Посмотрим, например, на начало романа Джойса «Портрет художника в юности»:

Once upon a time and a very good time it was there was a moocow coming down along the road…

[Однажды, давным-давно, в старое доброе время, шла по дороге коровушка Му-му…][49 - * Пер. М. П. Богословской-Бобровой.]

Согласно разумному принципу обратимости, способы высказывания и идиоматические фразы нужно было бы переводить не буквально, а выбирая эквивалент в языке-адресате. Так, если английскому переводчику «Пиноккио» следовало бы перевести С’era una volta как Once upon a time («Жил да был»), то равным образом и Чезаре Павезе[31 - Павезе (Pavese), Чезаре (1908–1950). Итал. писатель и переводчик.], переводя этот роман Джойса как «Дедал» (Dedalus)[50 - См. в этой связи тщательный анализ: Parks (1997; итал. пер.: 94–110).], должен был бы поступить наоборот. Однако перевод Павезе звучит так:

Nel tempo dei tempi, ed erano bei tempi davvero, c‘era una muuucca che veniva gi? per la strada…

Почему Павезе остановился именно на таком переводе, вполне понятно. Он не мог перевести это так: «Как-то раз, и был это вправду хороший раз» (C’era una volta, ed era dawero una bella volta), ибо это звучало бы слишком чудно?; не мог он избрать и другой вариант: «Было как-то раз, и были это вправду добрые времена» (C’era una volta, ed erano bei tempi davvero), поскольку при этом был бы утрачен эффект оригинала. Приняв свое решение, Павезе добился также некоторого эффекта «остранения», ибо английский idiom («способ выражаться») для итальянского уха звучит особенно завораживающе и архаично (и, между прочим, если говорить о буквальной обратимости, он сделал бы возможным почти автоматическое возвращение к оригиналу).
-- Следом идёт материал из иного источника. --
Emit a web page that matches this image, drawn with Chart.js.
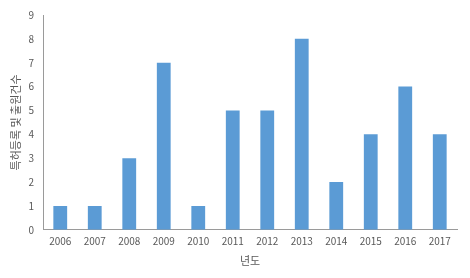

Как бы то ни было, вот доказательство того, что принцип обратимости может пониматься весьма гибко.

Предлагая пока что достаточно осторожный критерий оптимальности, можно было бы сказать, что оптимален тот перевод, который позволяет сохранить обратимыми как можно большее число уровней переведенного текста, и необязательно сугубо лексический, который проявляется в Линейной Манифестации.